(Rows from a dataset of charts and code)
+++
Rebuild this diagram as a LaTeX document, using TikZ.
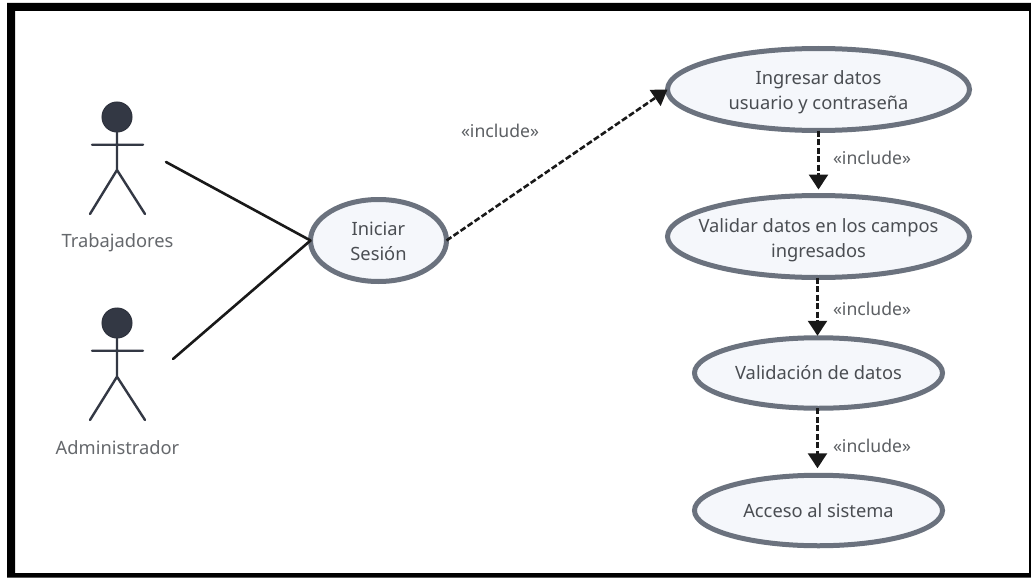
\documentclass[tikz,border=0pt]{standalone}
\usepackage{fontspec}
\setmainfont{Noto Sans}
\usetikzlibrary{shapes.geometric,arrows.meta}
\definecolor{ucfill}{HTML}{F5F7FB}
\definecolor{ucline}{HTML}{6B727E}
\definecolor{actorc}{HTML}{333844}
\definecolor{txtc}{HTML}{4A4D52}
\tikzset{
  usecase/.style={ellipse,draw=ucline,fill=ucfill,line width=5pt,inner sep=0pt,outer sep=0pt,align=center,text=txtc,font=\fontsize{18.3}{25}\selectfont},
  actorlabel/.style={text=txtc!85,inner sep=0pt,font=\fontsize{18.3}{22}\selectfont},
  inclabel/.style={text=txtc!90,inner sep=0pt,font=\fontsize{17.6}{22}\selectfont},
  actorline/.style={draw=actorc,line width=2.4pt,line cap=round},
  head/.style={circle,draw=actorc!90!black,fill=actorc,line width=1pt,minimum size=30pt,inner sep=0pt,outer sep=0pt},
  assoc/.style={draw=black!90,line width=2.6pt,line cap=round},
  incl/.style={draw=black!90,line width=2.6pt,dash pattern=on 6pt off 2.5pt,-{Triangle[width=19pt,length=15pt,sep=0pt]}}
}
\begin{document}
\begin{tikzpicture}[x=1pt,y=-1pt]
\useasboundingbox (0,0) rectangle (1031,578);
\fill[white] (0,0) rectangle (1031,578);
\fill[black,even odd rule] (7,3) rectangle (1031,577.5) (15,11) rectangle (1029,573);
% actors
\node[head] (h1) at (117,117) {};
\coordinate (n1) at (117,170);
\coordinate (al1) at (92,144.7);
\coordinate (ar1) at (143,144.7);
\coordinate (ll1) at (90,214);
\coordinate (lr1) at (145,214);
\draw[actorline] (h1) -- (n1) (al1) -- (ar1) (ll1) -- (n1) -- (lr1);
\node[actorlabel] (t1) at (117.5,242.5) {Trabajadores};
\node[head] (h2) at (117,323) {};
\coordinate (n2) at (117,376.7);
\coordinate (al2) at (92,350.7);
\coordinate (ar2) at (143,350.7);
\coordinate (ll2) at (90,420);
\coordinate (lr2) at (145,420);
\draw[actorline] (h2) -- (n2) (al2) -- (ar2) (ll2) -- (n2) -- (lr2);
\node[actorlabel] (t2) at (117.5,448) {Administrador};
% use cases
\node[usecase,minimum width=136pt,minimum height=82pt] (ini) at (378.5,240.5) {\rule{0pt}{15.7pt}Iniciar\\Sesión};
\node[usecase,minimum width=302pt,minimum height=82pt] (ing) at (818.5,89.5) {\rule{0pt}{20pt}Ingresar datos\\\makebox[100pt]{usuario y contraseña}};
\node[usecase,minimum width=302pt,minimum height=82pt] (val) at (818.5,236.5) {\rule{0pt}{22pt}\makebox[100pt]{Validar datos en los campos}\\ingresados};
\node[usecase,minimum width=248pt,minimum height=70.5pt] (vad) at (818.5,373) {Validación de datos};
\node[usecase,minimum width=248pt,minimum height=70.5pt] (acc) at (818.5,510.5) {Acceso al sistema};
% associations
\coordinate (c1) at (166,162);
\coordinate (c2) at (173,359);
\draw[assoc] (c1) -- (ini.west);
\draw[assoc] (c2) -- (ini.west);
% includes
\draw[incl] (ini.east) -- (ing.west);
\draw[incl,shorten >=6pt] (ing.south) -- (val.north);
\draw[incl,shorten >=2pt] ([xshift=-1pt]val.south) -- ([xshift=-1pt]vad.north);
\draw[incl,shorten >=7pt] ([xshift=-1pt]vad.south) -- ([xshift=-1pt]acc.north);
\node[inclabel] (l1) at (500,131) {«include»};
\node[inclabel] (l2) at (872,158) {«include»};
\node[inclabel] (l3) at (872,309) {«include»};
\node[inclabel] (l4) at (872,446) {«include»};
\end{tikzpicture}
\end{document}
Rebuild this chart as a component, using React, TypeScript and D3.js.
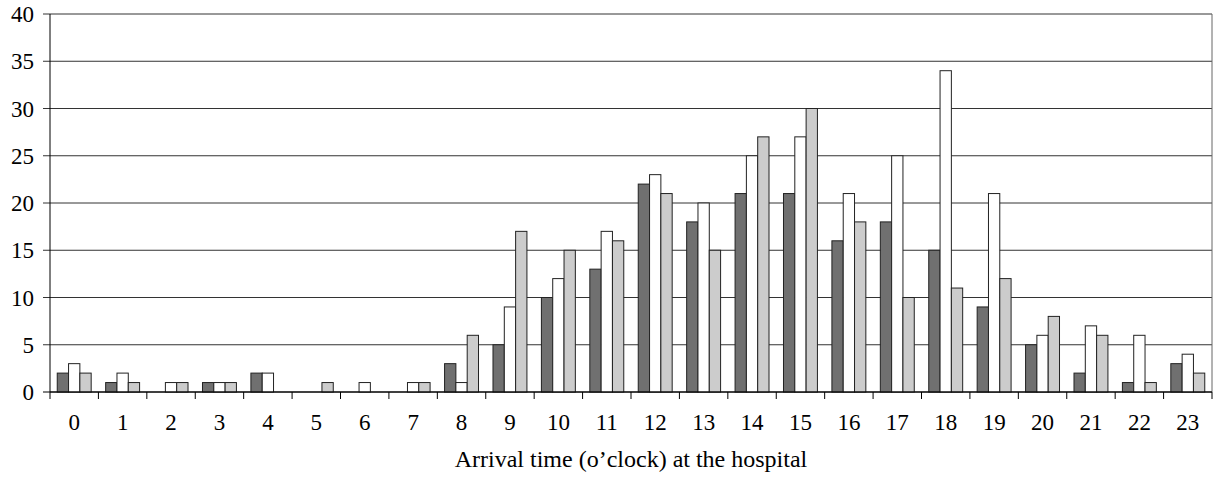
+++
▶ _Task goal_
Give the count of lines in the listing that hold the word "using", with no other text.

▶ _Solved problem_
2